SeriesInterpolant Guide

When multiple y-series share the same x-grid, SeriesInterpolant can be up to ~30× faster (depending on the number of series and hardware) by leveraging SIMD and cache locality.

When to Use

SeriesInterpolant is ideal when you have multiple quantities defined on the same grid:

Domain	Example
ODE/PDE solvers	Interpolating state variables (position, velocity, acceleration) at adaptive time steps
Physics simulations	Multiple fields (temperature, pressure, density) on a shared spatial mesh
Financial modeling	Multiple time series (prices, volumes, indicators) on the same time axis
Signal processing	Multi-channel sensor data with synchronized sampling

Instead of creating N separate interpolants and querying them in a loop, SeriesInterpolant evaluates all series in a single vectorized pass.

Creating a SeriesInterpolant

using FastInterpolations

x = range(0, 10, 100)
y1, y2, y3, y4 = sin.(x), cos.(x), tan.(x), exp.(-x)

# From Vector of Vectors
sitp = cubic_interp(x, [y1, y2, y3, y4])

# From Matrix (columns = series)
Y_matrix = hcat(y1, y2, y3, y4)  # 100×4 matrix
sitp = cubic_interp(x, Y_matrix)

Flexible Input

Any AbstractMatrix works — reshape your data as (n_points × n_series) and pass it directly.

All interpolation methods support SeriesInterpolant:

constant_interp(x, y_series)
linear_interp(x, y_series)
quadratic_interp(x, y_series)
cubic_interp(x, y_series)

Scalar Query

Evaluate all series at a single point.

# Allocating (returns new Vector)
vals = sitp(0.5)  # → 4-element Vector{Float64}

# In-place (zero allocation)
output = Vector{Float64}(undef, 4)
sitp(output, 0.5)

# With derivatives
sitp(0.5; deriv=1)        # 1st derivative
sitp(output, 0.5; deriv=2) # 2nd derivative, in-place

Vector Query

Evaluate all series at multiple points.

xq = range(0, 10, 500)

# Allocating (returns Vector of Vectors)
results = sitp(xq)  # [Vector for y1, Vector for y2, ...]

# In-place (zero allocation after warmup)
outputs = [similar(xq) for _ in 1:4]
sitp(outputs, xq)

Hot Loop Pattern

For hot loops, pre-allocate outputs once outside the loop:

outputs = [Vector{Float64}(undef, length(xq)) for _ in 1:n_series]

for t in 1:1000
    # ... update data ...
    sitp(outputs, xq)  # zero allocation
end

Performance Tips

1. Prefer In-place API

API	Allocation
`sitp(xq)`	Allocates on every call
`sitp(outputs, xq)`	Zero allocation (after warmup)

2. When NOT to use SeriesInterpolant

For very small series counts (n ≤ 2-4) with vector queries, a manual loop over individual interpolants may be marginally faster (~10-25%) due to anchor allocation overhead.
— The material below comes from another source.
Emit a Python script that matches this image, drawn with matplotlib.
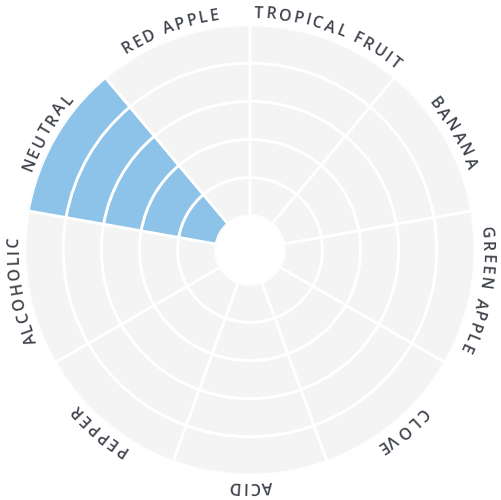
import numpy as np
import matplotlib
matplotlib.use("Agg")
import matplotlib.pyplot as plt
from matplotlib.font_manager import FontProperties

# data
categories = ["TROPICAL FRUIT", "BANANA", "GREEN APPLE", "CLOVE", "ACID",
              "PEPPER", "ALCOHOLIC", "NEUTRAL", "RED APPLE"]
values = [0, 0, 0, 0, 0, 0, 0, 5, 0]
levels = 5

blue = "#8ec3e9"
grey = "#f4f4f4"
text_color = "#3d4149"

fig = plt.figure(figsize=(5.01, 5.0), dpi=100)
# axes circle: center (250,250) px, radius 225 px
ax = fig.add_axes([25 / 501, 25 / 500, 450 / 501, 450 / 500], projection="polar")
ax.set_theta_zero_location("N")
ax.set_theta_direction(-1)

n = len(categories)
width = 2 * np.pi / n
for i, v in enumerate(values):
    for j in range(levels):
        ax.bar(i * width, 1, width=width, bottom=j, align="edge",
               color=blue if j < v else grey, edgecolor="white", linewidth=2)

ax.set_ylim(0, levels)
ax.set_rorigin(-0.9)
ax.set_axis_off()

# curved labels, letter by letter
fp = FontProperties(family=["Open Sans", "DejaVu Sans"], size=11.5, weight=600)
renderer = fig.canvas.get_renderer()
r_px = 232.0          # baseline radius in pixels
tracking = 2.2        # extra px between letters
space_w = 4.5


def char_w(ch):
    if ch == " ":
        return space_w
    w, h, d = renderer.get_text_width_height_descent(ch, fp, ismath=False)
    return w


to_data = lambda px: px / 225 * (levels + 0.9) - 0.9
for i, label in enumerate(categories):
    mid = (i + 0.5) * width
    ws = [char_w(c) for c in label]
    total = sum(ws) + tracking * (len(label) - 1)
    s = -total / 2
    for c, w in zip(label, ws):
        phi = mid + (s + w / 2) / r_px
        s += w + tracking
        if c == " ":
            continue
        ax.text(phi, to_data(r_px), c, fontproperties=fp, color=text_color,
                rotation=-np.degrees(phi), rotation_mode="anchor",
                ha="center", va="baseline")

fig.savefig("out.png", dpi=100)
For scalar queries or larger series counts, SeriesInterpolant always wins.

Quick Benchmark

The speedup grows with the number of series — more series means more anchor reuse.

Try this yourself to see the performance difference:

using FastInterpolations
using BenchmarkTools

# Setup: 100 series on shared x-grid
x = range(0.0, 10.0, 100)
y_series = [n * x.^3 for n in 1:100]

# Baseline: individual interpolants
itps = [cubic_interp(x, y) for y in y_series]

# SeriesInterpolant
sitp = cubic_interp(x, y_series)

# Scalar query comparison (in-place, zero allocation)
out = zeros(length(y_series))

@btime begin
    for (k, itp) in enumerate($itps)
        $out[k] = itp(5.0)
    end
end

@btime $sitp($out, 5.0);

Expected output (approximate):

  672 ns (0 allocations)    # manual loop
   54 ns (0 allocations)    # SeriesInterpolant ← ~13× faster

Why SeriesInterpolant is faster

Interval lookup and weight computation happen once for all series, then SIMD vectorization and unified matrix storage maximize cache efficiency.